Il saggio nasce da una ricerca svolta presso l’Archivio di Stato di Benevento relativamente al fenomeno storico conosciuto come brigantaggio meridionale postunitario, ovvero la guerra che si scatenò all’indomani dell’unificazione dell’Italia tra l’esercito e gli apparati istituzionali del nuovo stato italiano e un numero sorprendentemente grande di irriducibili bande di briganti. La base delle bande brigantesche fu nei boschi sulle montagne dell’Appennino meridionale, tra le quali si dislocavano gli isolati comuni del Mezzogiorno. Ma per quanto costituite e comandate da uomini ostinati, abituati agli stenti e alla fatica, tali bande non avrebbero resistito a lungo contro un esercito regolare, disciplinato e meglio equipaggiato, se, ha ricordato la De Filippo, non avessero potuto contare su centinaia di manutengoli pronti a fornire tutto ciò di cui avevano bisogno — viveri, vestiti, armi, ricovero — e che difficilmente avrebbero potuto procurarsi senza aiuto, con le forze dell’ordine a dar loro incessantemente la caccia.
Un primo dato significativo che emerge dall’analisi dei documenti, ha detto l’autrice del libro, è che una parte cospicua di manutengoli era costituita da donne, energiche e caparbie contadine che spesso si rivelarono più utili degli uomini, in quanto l’appartenenza al “gentil sesso” le rendeva meno sospette agli occhi di soldati e autorità.
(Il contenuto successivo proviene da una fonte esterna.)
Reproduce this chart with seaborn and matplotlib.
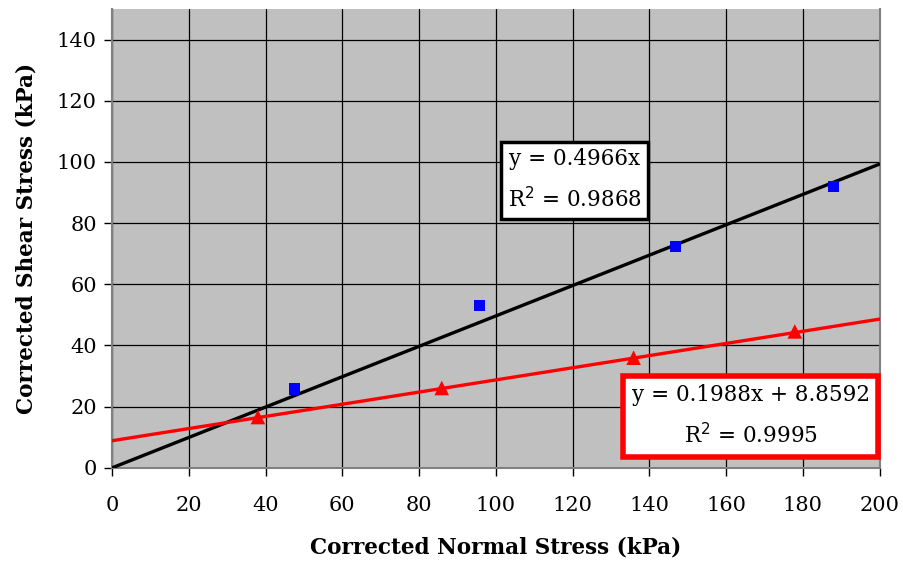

Inoltre, molte di queste contadine decisero, per diverse ragioni, di unirsi alle bande come vere e proprie brigantesse, mostrando di possedere capacità guerriere del tutto simili a quelle degli uomini. Il brigantaggio, ha spiegato la De Filippo, offrì loro la possibilità di riscrivere la propria vita, passando da una situazione di passività e subalternità, cui erano condannate dall’appartenenza agli strati più umili della popolazione e soprattutto al sesso femminile, ad una situazione di attivismo e protagonismo in quanto vere e proprie guerriere. In maggioranza contadine ignoranti, impararono a cavalcare, sparare, combattere, indossarono abiti maschili ed esercitarono, in qualche caso, il comando sugli uomini, dimostrando che, all’occorrenza, potevano sviluppare in breve tempo potenzialità nascoste e mettere in campo una serie di qualità e attribuzioni solitamente considerate appannaggio degli uomini. Figura esemplare, a tale proposito, secondo la De Filippo, è quella della brigantessa Filomena Pennacchio, una delle più famose in assoluto. Poco dopo il suo “arruolamento” nella banda di Giuseppe Schiavone, la Pennacchio divenne un’intrepida combattente: armata e vestita da uomo, non si sottrasse agli scontri a fuoco con soldati e forze dell’ordine, macchiandosi anche di omicidio.
Sconfitto il brigantaggio, tuttavia, ha aggiunto la De Filippo, l’immagine inquietante di brigantesse feroci fu progressivamente riassorbita in quella tranquillizzante di vittime di guerra, indotte dalla brutalità dei briganti a compiere azioni violente, contrarie alla natura femminile. In effetti, una volta terminata la loro “avventura”, per evitare le pene più severe, furono le stesse brigantesse a rientrare in questo stereotipo sostenendo davanti ai giudici di essere state rapite e costrette con la forza ad unirsi alle bande. I magistrati, d’altro canto, accolsero la tesi senza riserve dal momento che contribuiva a cancellare una realtà scomoda, quella di contadine guerriere, armate e dotate di potere.